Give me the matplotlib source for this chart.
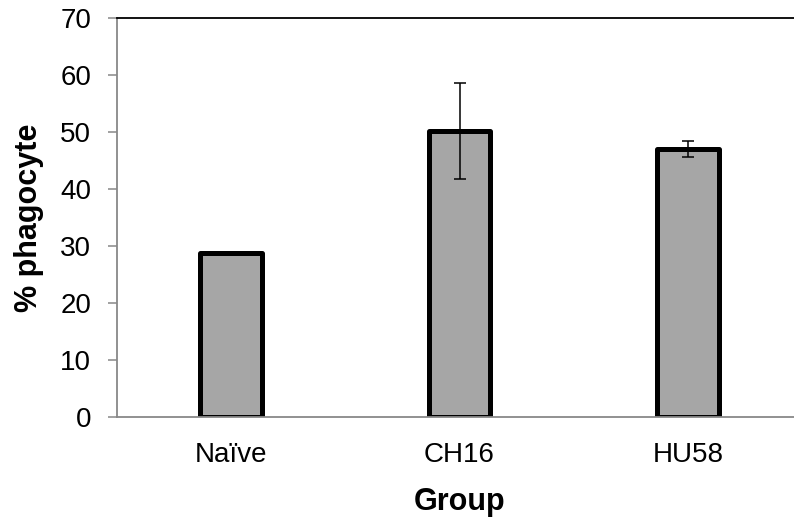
import matplotlib
matplotlib.use("Agg")
import matplotlib.pyplot as plt

# Data
groups = ["Naïve", "CH16", "HU58"]
phagocyte = [28.8, 50.2, 47.0]
errors = [0.15, 8.45, 1.45]
y_ticks = [0, 10, 20, 30, 40, 50, 60, 70]

plt.rcParams['font.family'] = ['Liberation Sans', 'DejaVu Sans']

fig = plt.figure(figsize=(7.94, 5.22), dpi=100)
ax = fig.add_axes([117 / 794, 1 - 417 / 522, 685 / 794, 399 / 522])

x = list(range(len(groups)))
ax.bar(x, phagocyte, width=0.27, color='#a6a6a6', edgecolor='black',
       linewidth=3.6, joinstyle='round', zorder=2)
ax.errorbar(x, phagocyte, yerr=errors, fmt='none', ecolor='black',
            elinewidth=1.1, capsize=4.3, capthick=1.1, zorder=3)

ax.set_xlim(-0.5, 2.5)
ax.set_ylim(0, 70)
ax.set_yticks(y_ticks)
ax.set_xticks(x)
ax.set_xticklabels(groups)

ax.tick_params(axis='y', direction='out', length=6.5, width=1.1,
               color='#888888', labelsize=20, pad=12)
ax.tick_params(axis='x', length=0, labelsize=20, pad=18)

for side in ['left', 'bottom']:
    ax.spines[side].set_color('#888888')
    ax.spines[side].set_linewidth(1.3)
ax.spines['top'].set_color('black')
ax.spines['top'].set_linewidth(1.3)
ax.spines['right'].set_visible(False)

ax.set_ylabel('% phagocyte', fontsize=22, fontweight='bold', labelpad=12)
ax.set_xlabel('Group', fontsize=22, fontweight='bold', labelpad=14)

fig.savefig('out.png', dpi=100)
═══
(Problem details):
Omit the pictures and reproduce the listing exactly.

(Exercise solution):
Give me the matplotlib source for this chart.
import matplotlib
matplotlib.use("Agg")
import matplotlib.pyplot as plt

# Data
groups = ["Naïve", "CH16", "HU58"]
phagocyte = [28.8, 50.2, 47.0]
errors = [0.15, 8.45, 1.45]
y_ticks = [0, 10, 20, 30, 40, 50, 60, 70]

plt.rcParams['font.family'] = ['Liberation Sans', 'DejaVu Sans']

fig = plt.figure(figsize=(7.94, 5.22), dpi=100)
ax = fig.add_axes([117 / 794, 1 - 417 / 522, 685 / 794, 399 / 522])

x = list(range(len(groups)))
ax.bar(x, phagocyte, width=0.27, color='#a6a6a6', edgecolor='black',
       linewidth=3.6, joinstyle='round', zorder=2)
ax.errorbar(x, phagocyte, yerr=errors, fmt='none', ecolor='black',
            elinewidth=1.1, capsize=4.3, capthick=1.1, zorder=3)

ax.set_xlim(-0.5, 2.5)
ax.set_ylim(0, 70)
ax.set_yticks(y_ticks)
ax.set_xticks(x)
ax.set_xticklabels(groups)

ax.tick_params(axis='y', direction='out', length=6.5, width=1.1,
               color='#888888', labelsize=20, pad=12)
ax.tick_params(axis='x', length=0, labelsize=20, pad=18)

for side in ['left', 'bottom']:
    ax.spines[side].set_color('#888888')
    ax.spines[side].set_linewidth(1.3)
ax.spines['top'].set_color('black')
ax.spines['top'].set_linewidth(1.3)
ax.spines['right'].set_visible(False)

ax.set_ylabel('% phagocyte', fontsize=22, fontweight='bold', labelpad=12)
ax.set_xlabel('Group', fontsize=22, fontweight='bold', labelpad=14)

fig.savefig('out.png', dpi=100)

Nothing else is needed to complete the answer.